All of the Old Testament except the “antilegomena” are in this body of books.
The “homologoumena” includes every book of the Protestant English Old Testament except Song of Solomon, Ecclesiastes, Esther, Ezekiel, and Proverbs.
The term “pseudepigrapha” refers to a large number of false and spurious writings.
The New Testament writers make use of a number of these books.
For example, Jude 14–15 have a possible quotation from the Book of Enoch (1:9) and the Assumption of Moses (1:9) and there is an allusion from the Penitence of Jannes and Jambres in 2 Timothy 3:8.

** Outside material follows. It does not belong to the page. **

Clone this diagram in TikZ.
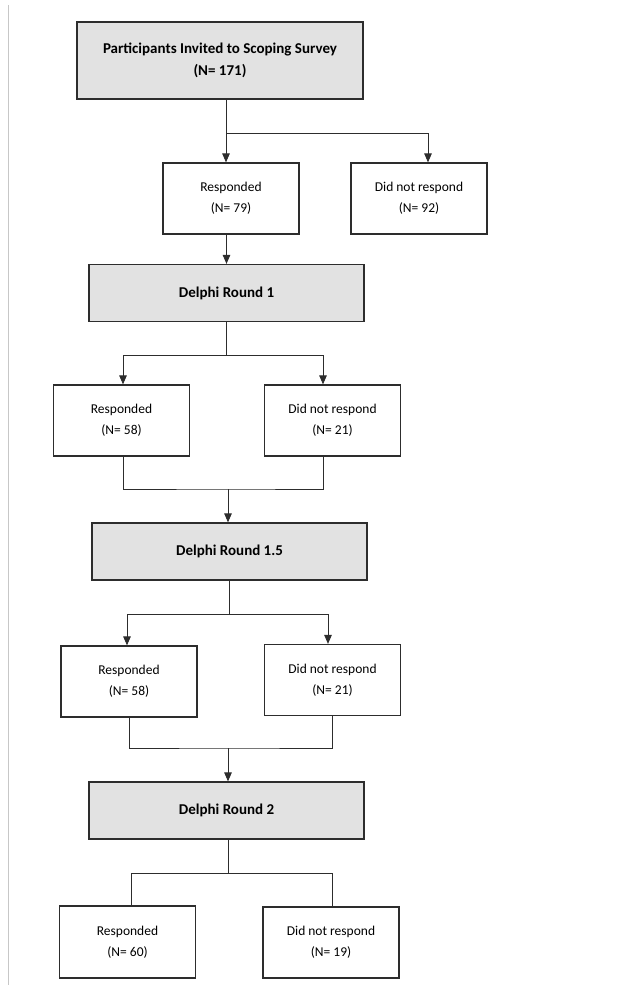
\documentclass[tikz,border=0pt]{standalone}
\usepackage{fontspec}
\setmainfont{Carlito}
\usetikzlibrary{arrows.meta}

\definecolor{boxgray}{RGB}{226,226,226}
\definecolor{edgegray}{RGB}{45,45,45}

\tikzset{
    box/.style={draw=edgegray,line width=1.2pt,fill=white,align=center,
        minimum width=136pt,minimum height=71pt,inner sep=0pt,
        font=\fontsize{13.5}{21}\selectfont},
    roundbox/.style={box,fill=boxgray,minimum width=275pt,minimum height=57pt,
        font=\bfseries\fontsize{15}{22}\selectfont},
    link/.style={draw=edgegray,line width=0.9pt},
    arr/.style={link,-{Triangle[length=9pt,width=7.5pt]}}
}

\begin{document}
\begin{tikzpicture}[x=1pt,y=-1pt,line cap=butt,line join=miter]
        \useasboundingbox (0,0) rectangle (622,985);
        \draw[black!22,line width=0.8pt] (8,5) -- (8,985);

        % Scoping survey
        \node[roundbox,minimum width=286pt,minimum height=77pt] (invited) at (220,60.5)
            {Participants Invited to Scoping Survey\\(N= 171)};
        \node[box] (resp0) at (231,198.5) {Responded\\(N= 79)};
        \node[box] (noresp0) at (419,198.5) {Did not respond\\(N= 92)};
        \coordinate (split0) at (226,133);
        \draw[link] (invited.south -| split0) -- (split0);
        \draw[arr] (split0) -- (split0 |- resp0.north);
        \draw[arr] (split0) -| ([xshift=9pt]noresp0.north);

        % Delphi round 1
        \node[roundbox] (round1) at (226.5,293) {Delphi Round 1};
        \draw[arr] (resp0.south -| round1.north) -- (round1.north);
        \node[box] (resp1) at (121.5,420.5) {Responded\\(N= 58)};
        \node[box] (noresp1) at (332.5,420.5) {Did not respond\\(N= 21)};
        \coordinate (split1) at (226,355);
        \draw[link] (round1.south -| split1) -- (split1);
        \draw[arr] (split1) -| ([xshift=1.5pt]resp1.north);
        \draw[arr] (split1) -| ([xshift=-9.5pt]noresp1.north);
        \coordinate (merge1) at (228,489);
        \draw[link] ([xshift=1.5pt]resp1.south) |- (merge1)
            -| ([xshift=-9.5pt]noresp1.south);

        % Delphi round 1.5
        \node[roundbox] (round15) at (229.5,551.5) {Delphi Round 1.5};
        \draw[arr] (merge1) -- (merge1 |- round15.north);
        \node[box] (resp15) at (129,681.5) {Responded\\(N= 58)};
        \node[box] (noresp15) at (332.5,680) {Did not respond\\(N= 21)};
        \coordinate (split15) at (229,614);
        \draw[link] (round15.south -| split15) -- (split15);
        \draw[arr] (split15) -| ([xshift=-2pt]resp15.north);
        \draw[arr] (split15) -| ([xshift=-4.5pt]noresp15.north);
        \coordinate (merge15) at (228,748);
        \draw[link] (resp15.south) |- (merge15) -| (noresp15.south);

        % Delphi round 2
        \node[roundbox] (round2) at (226.5,810.5) {Delphi Round 2};
        \draw[arr] (merge15) -- (merge15 |- round2.north);
        \node[box,minimum height=72pt] (resp2) at (127.5,942) {Responded\\(N= 60)};
        \node[box] (noresp2) at (331,942.5) {Did not respond\\(N= 19)};
        \coordinate (split2) at (228,873);
        \draw[link] (round2.south -| split2) -- (split2);
        \draw[link] (split2) -| ([xshift=3.5pt]resp2.north);
        \draw[link] (split2) -| ([xshift=1pt]noresp2.north);

    \end{tikzpicture}
\end{document}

Of course, it should be remembered that the New Testament also quotes from the heathen poets Aratus (Acts 17:28); Menander (1 Cor. 15:33); and Epimenides (Titus 1:12).
Truth is truth no matter where it is found, whether uttered by a heathen poet, a pagan prophet (Num. 24:17), or even a dumb animal (22:28).
Nevertheless, it should be noted that no such formula as “it is written” or “the Scriptures say” is connected with these citations.
It should also be noted that neither the New Testament writers nor the Fathers have considered these writings canonical.
The “pseudepigrapha” books are those that are distinctly spurious and unauthentic in their overall content.
Even though they claim to have been written by biblical authors, they actually don’t express sound doctrine but rather religious fancy and magic from the period between about 200 B.C. and 200 A.D.
The Roman Catholic Church considers these books as the Apocrypha, which is a term not to be confused with an entirely different set of books known in Protestant circles by the same name which we noted earlier.
The actual number of these books is not known and various writers have given different numbers of important ones.
There are at least eighteen worth mentioning.
They are the book of Jubilee, the letter of Aristeas, the book of Adam and Eve, the martyrdom of Isaiah, 1 Enoch, the Testament of the Twelve Patriarchs, the Sibylline Oracle, the Assumption of Moses, 2 Enoch, 2 and 3 Baruch, 3 and 4 Maccabees, Pirke Aboth, the story of Ahikar, the Psalms of Solomon, Psalm 151, and the Fragment of a Zadokite Work.